# Data lines

** Start **

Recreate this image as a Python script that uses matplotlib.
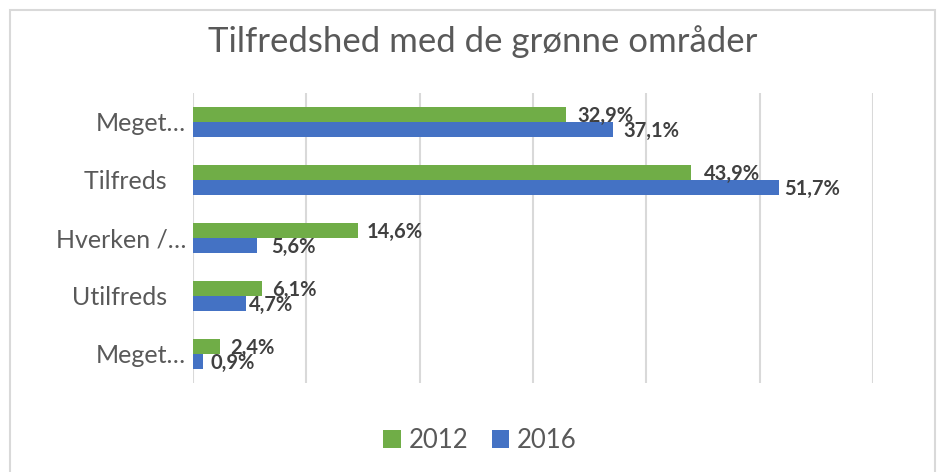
import matplotlib.pyplot as plt
from matplotlib.patches import Rectangle
import numpy as np

plt.rcParams['font.family'] = ['Lato', 'DejaVu Sans']

categories = ['Meget…', 'Tilfreds   ', 'Hverken /…', 'Utilfreds   ', 'Meget…']
values_2012 = [32.9, 43.9, 14.6, 6.1, 2.4]
values_2016 = [37.1, 51.7, 5.6, 4.7, 0.9]
years = ['2012', '2016']

# label nudges (pixels), as placed in the original
nudge_2012 = [11, 13, 8, 10, 10]
nudge_2016 = [10, 5, 15, 3, 7]

green = '#70AD47'
blue = '#4472C4'
text_grey = '#595959'
label_grey = '#404040'

fig = plt.figure(figsize=(9.38, 4.72), dpi=100)
ax = fig.add_axes([0.2058, 0.1886, 0.7249, 0.6144])

# chart frame
fig.patches.append(Rectangle((10 / 938, -0.1), 925 / 938, 1.1 - 10 / 472,
                             transform=fig.transFigure, fill=False,
                             edgecolor='#D9D9D9', linewidth=1.5))

y = np.arange(len(categories))
h = 0.26
bars12 = ax.barh(y - h / 2, values_2012, height=h, color=green, label=years[0])
bars16 = ax.barh(y + h / 2, values_2016, height=h, color=blue, label=years[1])

for bars, vals, nudges in [(bars12, values_2012, nudge_2012),
                           (bars16, values_2016, nudge_2016)]:
    for b, v, n in zip(bars, vals, nudges):
        ax.annotate(f'{v:.1f}%'.replace('.', ','),
                    (b.get_width(), b.get_y() + b.get_height() / 2),
                    xytext=(n * 0.72, -1), textcoords='offset points',
                    va='center', ha='left', fontsize=14.5, fontweight='bold',
                    color=label_grey)

ax.set_xlim(0, 60)
ax.set_ylim(4.5, -0.5)
ax.set_xticks(np.arange(0, 61, 10))
ax.set_xticklabels([])
ax.tick_params(axis='x', length=0)
ax.tick_params(axis='y', length=0, pad=5, labelsize=18, labelcolor=text_grey)
ax.set_yticks(y)
ax.set_yticklabels(categories)
ax.grid(axis='x', color='#D9D9D9', linewidth=1.5)
ax.set_axisbelow(True)
for s in ax.spines.values():
    s.set_visible(False)

fig.text(483 / 938, 1 - 42 / 472, 'Tilfredshed med de grønne områder',
         ha='center', va='center', fontsize=25, color=text_grey)

leg = fig.legend(loc='center', bbox_to_anchor=(480 / 938, 1 - 440 / 472), ncol=2,
                 frameon=False, fontsize=18.5, handlelength=0.7, handleheight=0.7,
                 handletextpad=0.3, columnspacing=0.9)
for t in leg.get_texts():
    t.set_color(text_grey)

fig.savefig('out.png', dpi=100)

** End **

# Your objective
Begin at the top of the material above and output each line exactly, stopping after the line that holds "bars16 = ax.barh(y". Leave out pictures.

# The answer
Recreate this image as a Python script that uses matplotlib.
import matplotlib.pyplot as plt
from matplotlib.patches import Rectangle
import numpy as np

plt.rcParams['font.family'] = ['Lato', 'DejaVu Sans']

categories = ['Meget…', 'Tilfreds   ', 'Hverken /…', 'Utilfreds   ', 'Meget…']
values_2012 = [32.9, 43.9, 14.6, 6.1, 2.4]
values_2016 = [37.1, 51.7, 5.6, 4.7, 0.9]
years = ['2012', '2016']

# label nudges (pixels), as placed in the original
nudge_2012 = [11, 13, 8, 10, 10]
nudge_2016 = [10, 5, 15, 3, 7]

green = '#70AD47'
blue = '#4472C4'
text_grey = '#595959'
label_grey = '#404040'

fig = plt.figure(figsize=(9.38, 4.72), dpi=100)
ax = fig.add_axes([0.2058, 0.1886, 0.7249, 0.6144])

# chart frame
fig.patches.append(Rectangle((10 / 938, -0.1), 925 / 938, 1.1 - 10 / 472,
                             transform=fig.transFigure, fill=False,
                             edgecolor='#D9D9D9', linewidth=1.5))

y = np.arange(len(categories))
h = 0.26
bars12 = ax.barh(y - h / 2, values_2012, height=h, color=green, label=years[0])
bars16 = ax.barh(y + h / 2, values_2016, height=h, color=blue, label=years[1])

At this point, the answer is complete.